Exercise: Go through the data and copy every line exactly, but not the images.

Given material:
______
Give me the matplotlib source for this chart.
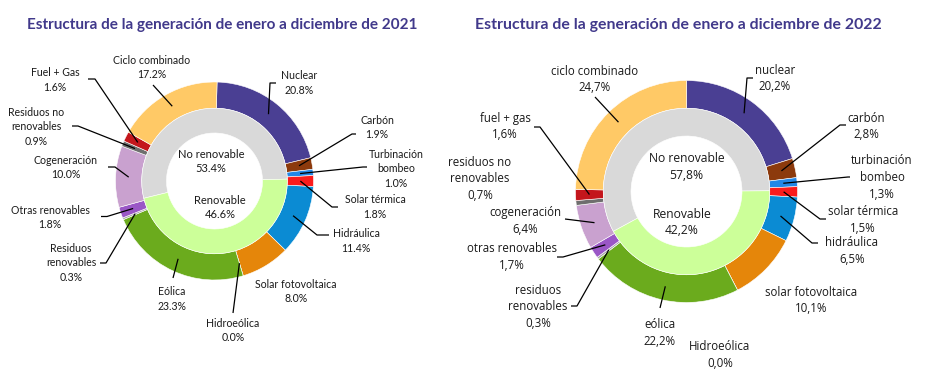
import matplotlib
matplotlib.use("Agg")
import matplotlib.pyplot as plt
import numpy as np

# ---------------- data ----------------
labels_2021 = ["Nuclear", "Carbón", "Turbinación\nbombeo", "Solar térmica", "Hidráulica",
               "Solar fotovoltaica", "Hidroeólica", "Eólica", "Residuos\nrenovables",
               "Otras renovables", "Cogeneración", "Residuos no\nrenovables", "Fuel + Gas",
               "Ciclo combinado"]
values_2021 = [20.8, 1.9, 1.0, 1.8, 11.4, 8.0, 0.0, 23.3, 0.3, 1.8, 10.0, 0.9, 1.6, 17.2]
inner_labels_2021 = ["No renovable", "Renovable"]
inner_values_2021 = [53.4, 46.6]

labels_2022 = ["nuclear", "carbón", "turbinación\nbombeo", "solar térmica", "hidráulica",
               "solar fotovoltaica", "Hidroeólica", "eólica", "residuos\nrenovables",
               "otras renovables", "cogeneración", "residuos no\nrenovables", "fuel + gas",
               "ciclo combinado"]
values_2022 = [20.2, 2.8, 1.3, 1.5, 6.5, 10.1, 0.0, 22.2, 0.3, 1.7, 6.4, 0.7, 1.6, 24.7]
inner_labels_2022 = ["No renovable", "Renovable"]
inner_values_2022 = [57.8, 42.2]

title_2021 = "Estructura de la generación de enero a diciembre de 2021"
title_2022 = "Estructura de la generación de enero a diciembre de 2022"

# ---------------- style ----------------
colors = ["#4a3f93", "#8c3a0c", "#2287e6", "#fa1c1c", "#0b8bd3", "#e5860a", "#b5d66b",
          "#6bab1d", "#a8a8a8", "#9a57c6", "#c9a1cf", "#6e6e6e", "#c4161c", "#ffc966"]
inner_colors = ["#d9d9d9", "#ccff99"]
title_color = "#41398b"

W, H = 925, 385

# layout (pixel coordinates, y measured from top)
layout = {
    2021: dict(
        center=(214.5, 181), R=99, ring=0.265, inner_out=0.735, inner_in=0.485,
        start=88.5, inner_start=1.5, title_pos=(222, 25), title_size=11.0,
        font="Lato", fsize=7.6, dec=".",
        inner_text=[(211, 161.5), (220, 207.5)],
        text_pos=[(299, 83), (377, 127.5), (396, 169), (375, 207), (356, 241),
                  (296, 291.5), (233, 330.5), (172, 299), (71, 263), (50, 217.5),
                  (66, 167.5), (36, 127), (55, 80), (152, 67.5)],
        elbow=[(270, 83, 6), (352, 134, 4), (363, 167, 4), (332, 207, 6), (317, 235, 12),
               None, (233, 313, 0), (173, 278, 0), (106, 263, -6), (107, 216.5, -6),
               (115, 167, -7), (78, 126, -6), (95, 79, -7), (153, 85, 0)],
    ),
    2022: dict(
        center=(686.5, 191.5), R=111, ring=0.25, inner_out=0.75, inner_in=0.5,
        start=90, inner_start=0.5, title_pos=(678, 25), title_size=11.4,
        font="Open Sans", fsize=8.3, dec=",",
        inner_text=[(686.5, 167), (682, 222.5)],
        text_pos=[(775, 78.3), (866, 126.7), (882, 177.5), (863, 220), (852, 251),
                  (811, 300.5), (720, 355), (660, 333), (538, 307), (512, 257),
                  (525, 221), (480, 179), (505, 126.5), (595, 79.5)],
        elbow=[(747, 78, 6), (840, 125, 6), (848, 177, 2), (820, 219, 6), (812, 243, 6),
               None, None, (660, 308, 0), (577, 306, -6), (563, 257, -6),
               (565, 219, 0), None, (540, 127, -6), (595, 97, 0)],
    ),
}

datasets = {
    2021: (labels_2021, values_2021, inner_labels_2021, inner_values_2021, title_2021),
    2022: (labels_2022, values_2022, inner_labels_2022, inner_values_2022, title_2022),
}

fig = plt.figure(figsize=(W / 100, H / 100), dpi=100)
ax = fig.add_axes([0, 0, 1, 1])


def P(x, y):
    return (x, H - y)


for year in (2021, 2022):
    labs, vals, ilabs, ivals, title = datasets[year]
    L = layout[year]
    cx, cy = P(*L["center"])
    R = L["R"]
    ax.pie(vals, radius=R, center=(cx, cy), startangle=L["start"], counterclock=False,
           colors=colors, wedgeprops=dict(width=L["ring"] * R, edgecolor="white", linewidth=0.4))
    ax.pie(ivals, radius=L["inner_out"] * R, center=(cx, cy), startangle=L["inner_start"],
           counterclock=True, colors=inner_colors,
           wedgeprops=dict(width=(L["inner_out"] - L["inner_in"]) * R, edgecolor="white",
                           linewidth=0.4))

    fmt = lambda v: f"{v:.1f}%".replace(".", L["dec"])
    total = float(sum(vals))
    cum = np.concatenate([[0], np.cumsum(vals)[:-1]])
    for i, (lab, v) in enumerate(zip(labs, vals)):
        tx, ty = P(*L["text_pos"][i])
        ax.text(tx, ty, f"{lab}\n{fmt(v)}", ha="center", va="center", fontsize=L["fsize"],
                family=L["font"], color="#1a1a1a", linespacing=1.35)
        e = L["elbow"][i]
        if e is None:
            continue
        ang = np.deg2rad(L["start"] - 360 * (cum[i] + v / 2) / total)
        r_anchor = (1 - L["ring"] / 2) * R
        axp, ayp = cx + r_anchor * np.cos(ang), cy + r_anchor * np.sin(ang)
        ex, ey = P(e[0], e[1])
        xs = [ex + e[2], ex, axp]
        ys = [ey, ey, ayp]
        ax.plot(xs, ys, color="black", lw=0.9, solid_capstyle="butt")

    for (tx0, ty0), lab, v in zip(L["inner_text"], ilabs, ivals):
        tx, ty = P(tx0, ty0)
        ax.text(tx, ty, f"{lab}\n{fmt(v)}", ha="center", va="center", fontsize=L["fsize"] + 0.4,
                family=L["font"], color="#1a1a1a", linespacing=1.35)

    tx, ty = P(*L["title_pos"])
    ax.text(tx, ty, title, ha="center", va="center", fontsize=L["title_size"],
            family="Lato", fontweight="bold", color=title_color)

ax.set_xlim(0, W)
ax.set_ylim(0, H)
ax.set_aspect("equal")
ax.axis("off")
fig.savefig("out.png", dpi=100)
______
Exercise result:
Give me the matplotlib source for this chart.
import matplotlib
matplotlib.use("Agg")
import matplotlib.pyplot as plt
import numpy as np

# ---------------- data ----------------
labels_2021 = ["Nuclear", "Carbón", "Turbinación\nbombeo", "Solar térmica", "Hidráulica",
               "Solar fotovoltaica", "Hidroeólica", "Eólica", "Residuos\nrenovables",
               "Otras renovables", "Cogeneración", "Residuos no\nrenovables", "Fuel + Gas",
               "Ciclo combinado"]
values_2021 = [20.8, 1.9, 1.0, 1.8, 11.4, 8.0, 0.0, 23.3, 0.3, 1.8, 10.0, 0.9, 1.6, 17.2]
inner_labels_2021 = ["No renovable", "Renovable"]
inner_values_2021 = [53.4, 46.6]

labels_2022 = ["nuclear", "carbón", "turbinación\nbombeo", "solar térmica", "hidráulica",
               "solar fotovoltaica", "Hidroeólica", "eólica", "residuos\nrenovables",
               "otras renovables", "cogeneración", "residuos no\nrenovables", "fuel + gas",
               "ciclo combinado"]
values_2022 = [20.2, 2.8, 1.3, 1.5, 6.5, 10.1, 0.0, 22.2, 0.3, 1.7, 6.4, 0.7, 1.6, 24.7]
inner_labels_2022 = ["No renovable", "Renovable"]
inner_values_2022 = [57.8, 42.2]

title_2021 = "Estructura de la generación de enero a diciembre de 2021"
title_2022 = "Estructura de la generación de enero a diciembre de 2022"

# ---------------- style ----------------
colors = ["#4a3f93", "#8c3a0c", "#2287e6", "#fa1c1c", "#0b8bd3", "#e5860a", "#b5d66b",
          "#6bab1d", "#a8a8a8", "#9a57c6", "#c9a1cf", "#6e6e6e", "#c4161c", "#ffc966"]
inner_colors = ["#d9d9d9", "#ccff99"]
title_color = "#41398b"

W, H = 925, 385

# layout (pixel coordinates, y measured from top)
layout = {
    2021: dict(
        center=(214.5, 181), R=99, ring=0.265, inner_out=0.735, inner_in=0.485,
        start=88.5, inner_start=1.5, title_pos=(222, 25), title_size=11.0,
        font="Lato", fsize=7.6, dec=".",
        inner_text=[(211, 161.5), (220, 207.5)],
        text_pos=[(299, 83), (377, 127.5), (396, 169), (375, 207), (356, 241),
                  (296, 291.5), (233, 330.5), (172, 299), (71, 263), (50, 217.5),
                  (66, 167.5), (36, 127), (55, 80), (152, 67.5)],
        elbow=[(270, 83, 6), (352, 134, 4), (363, 167, 4), (332, 207, 6), (317, 235, 12),
               None, (233, 313, 0), (173, 278, 0), (106, 263, -6), (107, 216.5, -6),
               (115, 167, -7), (78, 126, -6), (95, 79, -7), (153, 85, 0)],
    ),
    2022: dict(
        center=(686.5, 191.5), R=111, ring=0.25, inner_out=0.75, inner_in=0.5,
        start=90, inner_start=0.5, title_pos=(678, 25), title_size=11.4,
        font="Open Sans", fsize=8.3, dec=",",
        inner_text=[(686.5, 167), (682, 222.5)],
        text_pos=[(775, 78.3), (866, 126.7), (882, 177.5), (863, 220), (852, 251),
                  (811, 300.5), (720, 355), (660, 333), (538, 307), (512, 257),
                  (525, 221), (480, 179), (505, 126.5), (595, 79.5)],
        elbow=[(747, 78, 6), (840, 125, 6), (848, 177, 2), (820, 219, 6), (812, 243, 6),
               None, None, (660, 308, 0), (577, 306, -6), (563, 257, -6),
               (565, 219, 0), None, (540, 127, -6), (595, 97, 0)],
    ),
}

datasets = {
    2021: (labels_2021, values_2021, inner_labels_2021, inner_values_2021, title_2021),
    2022: (labels_2022, values_2022, inner_labels_2022, inner_values_2022, title_2022),
}

fig = plt.figure(figsize=(W / 100, H / 100), dpi=100)
ax = fig.add_axes([0, 0, 1, 1])


def P(x, y):
    return (x, H - y)


for year in (2021, 2022):
    labs, vals, ilabs, ivals, title = datasets[year]
    L = layout[year]
    cx, cy = P(*L["center"])
    R = L["R"]
    ax.pie(vals, radius=R, center=(cx, cy), startangle=L["start"], counterclock=False,
           colors=colors, wedgeprops=dict(width=L["ring"] * R, edgecolor="white", linewidth=0.4))
    ax.pie(ivals, radius=L["inner_out"] * R, center=(cx, cy), startangle=L["inner_start"],
           counterclock=True, colors=inner_colors,
           wedgeprops=dict(width=(L["inner_out"] - L["inner_in"]) * R, edgecolor="white",
                           linewidth=0.4))

    fmt = lambda v: f"{v:.1f}%".replace(".", L["dec"])
    total = float(sum(vals))
    cum = np.concatenate([[0], np.cumsum(vals)[:-1]])
    for i, (lab, v) in enumerate(zip(labs, vals)):
        tx, ty = P(*L["text_pos"][i])
        ax.text(tx, ty, f"{lab}\n{fmt(v)}", ha="center", va="center", fontsize=L["fsize"],
                family=L["font"], color="#1a1a1a", linespacing=1.35)
        e = L["elbow"][i]
        if e is None:
            continue
        ang = np.deg2rad(L["start"] - 360 * (cum[i] + v / 2) / total)
        r_anchor = (1 - L["ring"] / 2) * R
        axp, ayp = cx + r_anchor * np.cos(ang), cy + r_anchor * np.sin(ang)
        ex, ey = P(e[0], e[1])
        xs = [ex + e[2], ex, axp]
        ys = [ey, ey, ayp]
        ax.plot(xs, ys, color="black", lw=0.9, solid_capstyle="butt")

    for (tx0, ty0), lab, v in zip(L["inner_text"], ilabs, ivals):
        tx, ty = P(tx0, ty0)
        ax.text(tx, ty, f"{lab}\n{fmt(v)}", ha="center", va="center", fontsize=L["fsize"] + 0.4,
                family=L["font"], color="#1a1a1a", linespacing=1.35)

    tx, ty = P(*L["title_pos"])
    ax.text(tx, ty, title, ha="center", va="center", fontsize=L["title_size"],
            family="Lato", fontweight="bold", color=title_color)

ax.set_xlim(0, W)
ax.set_ylim(0, H)
ax.set_aspect("equal")
ax.axis("off")
fig.savefig("out.png", dpi=100)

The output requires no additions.